Ignoring Putin's Threats, US Boosts Support for Ukraine, Asks Congress for $33 Bn More
Ignoring Putin's Threats, US Boosts Support for Ukraine, Asks Congress for $33 Bn More
After the US brought 40 countries to a US base in Germany last week to discuss aid, Putin threatened a 'lightning fast' response if there is any direct intervention by outsiders on Kyiv's behalf

In rallying global arms supplies and asking Congress for $33 billion more to support Ukraine, Washington is choosing to ignore Vladimir Putin’s threats to use nuclear arms, and instead is openly testing the Russian leader’s limits.

After the United States brought 40 countries to a US base in Germany last week to discuss aid for Ukraine’s war with Russia, Putin on Wednesday threatened a “lightning fast” response if there is any direct intervention by outsiders on Kyiv’s behalf.

“We have all the tools for this, that no one else can boast of having. We won’t boast about it: we’ll use them, if needed,” Putin said.

It was a thinly veiled reference to Russia’s tactical nuclear weapons, which Russian military doctrine holds can be used to force an adversary to retreat.

Rather than pull back at that threat to unleash Moscow’s nuclear bombs, US President Joe Biden doubled down on US support for Ukraine.

The $33 billion he requested includes $20 billion for arms and munitions, nearly seven times the amount sent to the country since the Russians invaded on February 24.

No longer hiding support

Early in the war Washington worried that aggressively equipping Ukraine’s army with anything but “defensive” weaponry risked embroiling the US and NATO in a direct conflict with Russia.

Now, the Pentagon has shed those earlier inhibitions and is shipping offensive weapons like heavy artillery, helicopters and attack drones.

Rather than hiding it, the Pentagon also began openly talking this week about how it is training Ukrainian troops, including inside Germany, to use the weapons they are receiving.

And instead of saying, as it did in February, that it wants only to help Ukraine survive, Washington now says its goal in the war is to debilitate Russia for the long term.

“We want to see Russia weakened to the degree that it can’t do the kinds of things that it has done in invading Ukraine,” US Secretary of Defense Lloyd Austin said after a visit to Kyiv last week.
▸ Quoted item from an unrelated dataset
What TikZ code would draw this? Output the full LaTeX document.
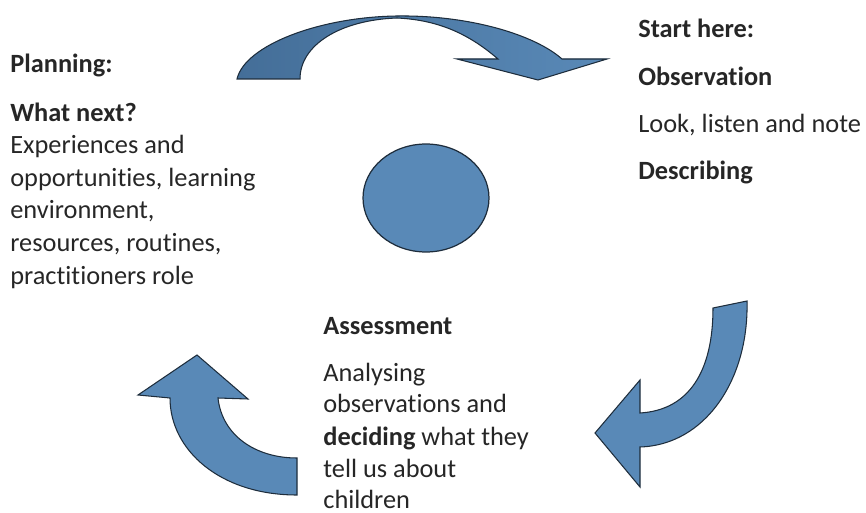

Shrugging off Moscow’s threat

Inside the US government, Putin’s nuclear threat is being shrugged off.

Biden and his top officials have labeled Moscow’s nuclear threats “irresponsible.”

“It shows the desperation that Russia is feeling about their abject failure in being able to do what they set out to do” in Ukraine, Biden said Wednesday.

On Friday, a senior US defense official said that even as the Pentagon constantly monitor’s Russia’s nuclear force, “We do not assess that there is a threat of the use of nuclear weapons and no threat to NATO territory.”

Lawrence Freedman, professor emeritus at King’s College in London, said there are no signs that Russia is preparing to use its nuclear or chemical weapons in the Ukraine conflict.

“Its threats are taken less seriously than before and it has nothing positive to offer. It is already a diminished power,” Freedman wrote on his blog.

That view was echoed by Gideon Rose of the Council on Foreign Relations in New York.

“Moscow will not use nuclear weapons during the conflict,” said Rose.

Putin “knows that extraordinary retaliation and universal opprobrium would follow, with no remotely comparable strategic upsides to justify them,” he said.

Even if Biden has repeatedly said that US troops will not get directly involved in Ukraine, the surge in support has turned the conflict into a proxy war, Sam Winter-Levy, a warfare specialist at Princeton University, wrote on the website “War on the Rocks.”

“The West needs to be clear-eyed about the situation it confronts. It is currently waging a proxy war with Russia — one that poses very real risks of escalation,” he wrote.

Nevertheless, he said the current path “may still be the best option.”

“Ultimately, the only options worse than a proxy war are a cheap Russian victory in Ukraine — or a direct confrontation between Russia and the United States,” he said.